In Abram God decided to work through a particular family to bless creation with a specific example of what grace and obedience, faithfulness and forgiveness, second and third and fourth and fifth chances look like. In Abram and through his human and flawed family, God decided to establish a pattern for personal relationships with humankind. God decided to show us all how God works in unexpected ways to bless us and the lives we live. It all started with a call, a disruption, a holy disruption. It all started with an invitation to go with God somewhere new - to a new place, to new people, to new experiences with God as his keeper.

Here in our church this week we're highlighting summer ministries - - camps, conferences, and missions away from Hudson, and mission and worship opportunities here close to home. There are all sorts of opportunities for all ages, stages of faith, and abilities. Many of them, if not MOST of them are new to MOST of us. They may be outside of our comfort zones, but none of them are outside the reach of the Lord our God who keeps our going our and our coming in forever. They might be outside of our usual routine, but they aren't outside the watch of our Lord who neither slumbers nor sleeps. Some might even be a disruption to our plans and our ideas, but none are beyond the imagination of God who keeps and creates heaven and earth. They might just be holy disruptions.

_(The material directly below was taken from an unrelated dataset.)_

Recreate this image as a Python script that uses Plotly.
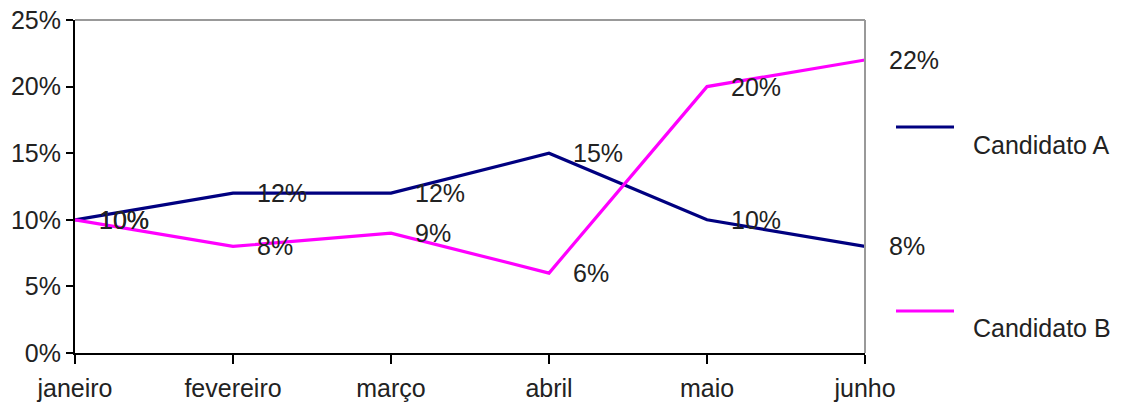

I encourage you to look at the opportunities. Imagine what you might do different with your time, your energy, your faith this summer. Listen to where God might be calling you to step out in faith on a new journey to something completely new and completely different. Ultimately, that's what this is all about. Ultimately that's what the life of faith is all about. It's about listen to where God is calling us to go for God's own purpose. And when we trust and when we follow, we too can be blessed and a blessing to others.